On Thursday, Hillary Clinton joined the Council on Foreign Relations to deliver her plan to battle ISIS in the wake of last week’s Paris attacks.
The violence in France seemed to stunt momentum that she’d regained ahead of the second Democratic debate on Saturday. As we noted, following Friday’s attacks, Clinton faced tough questions about foreign policy at that debate and about her record on issues that set her to the right of her party.
As my colleague David Graham argued earlier today, the Democratic presidential candidates have generally been loath to take the focus off of domestic issues, where the party’s standing is currently strong. Republicans, on the other hand, have been trying to do the opposite.
Providing a detailed strategy to battle the Islamic State presented a number of potential pitfalls for Clinton, who aimed to seem more hawkish than the president under whom she served as secretary of state, but not so critical as to alienate her base or remind voters of her support for the use of force against Iraq in 2002.
And so, in Thursday’s speech, Clinton held President Obama’s anti-ISIS blueprint close, but not too close; she argued for more American involvement, but also more international involvement.
What we have done with airstrikes has made a difference but now it needs to make a greater difference and we need more of a coalition flying those missions with us.
She also argued for more ground troops, but not American ground troops. More American special ops forces, however, were another thing:
To support them, we should immediately deploy the special operations force President Obama has already authorized, and be prepared to deploy more as more Syrians get into the fight.
A question posed right after the speech perfectly crystallized the dilemma facing Clinton. She was asked whether her plan was an intensification of President Obama’s ISIS strategy or a different one entirely. The answer, it turns out, is both.

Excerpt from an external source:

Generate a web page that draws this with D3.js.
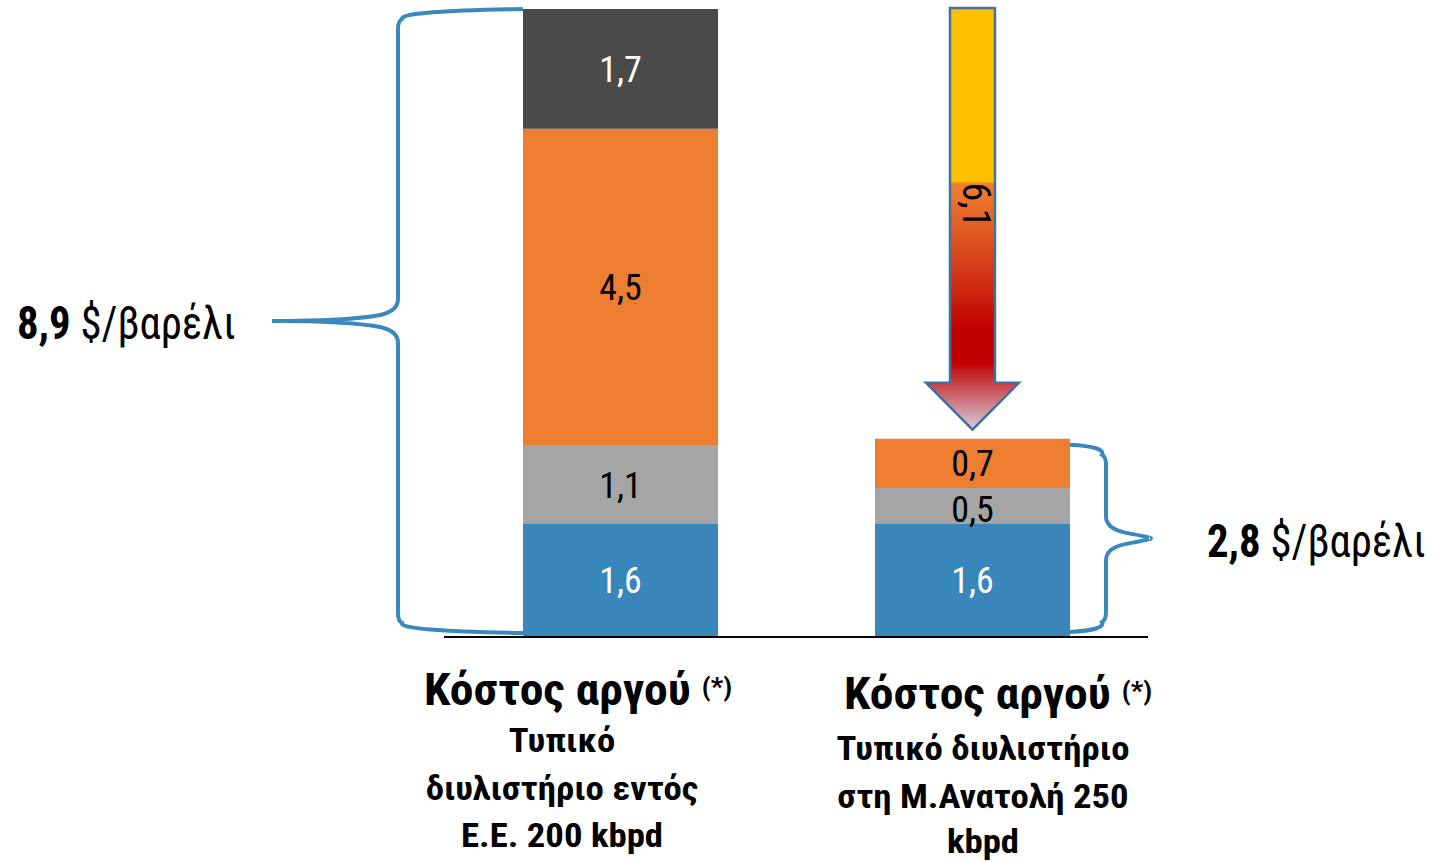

Well, as I said in the speech, it is, in many ways, an intensification, an acceleration of the strategy. But it has to also intensify and accelerate our efforts in the other arenas.
Clinton called for more firepower from the air and called on Silicon Valley and the private sector to help disrupt terrorist communications, but not at the expense of privacy. She added that arming the Kurds and some Sunni forces in Iraq would be necessary. When given a chance to take a shot at President Obama’s now infamous “ISIS is the J.V. team” remark, she passed, but still sought to distinguish herself as a proponent of arming Syrian moderates during the early days of the civil war when she was the secretary of state.
But even when I was still there, which is publicly known, I thought we needed to do more earlier to try to identify indigenous Syrian fighters, so-called “moderates”—and I do think there were some early on—that we could have done more to help them in their fight against Assad.
For listeners on the left, Clinton stressed her opposition to limit the flow of refugees into the United States. “This is no time to be scoring political points,” she said, taking a shot at Republican candidates. “We must use every pillar of American power, including our values, to fight terror.”
Turning away orphans, applying a religious test, discriminating against Muslims, slamming the door on every Syrian refugee—that is just not who we are. We are better than that.
And remember, many of these refugees are fleeing the same terrorists who threaten us. It would be a cruel irony indeed if ISIS can force families from their homes and then also prevent them from ever finding new ones.
And still yet, Clinton touted her bipartisan bona fides, using the Manhattan venue for her speech to remind everyone that she had also been in power during America’s worst encounter with terrorism.
“When New York was attacked on 9/11, we had a Republican president, a Republican governor and a Republican mayor, and I worked with all of them,” she said. “We pulled together and put partisanship aside to rebuild our city and protect our country.”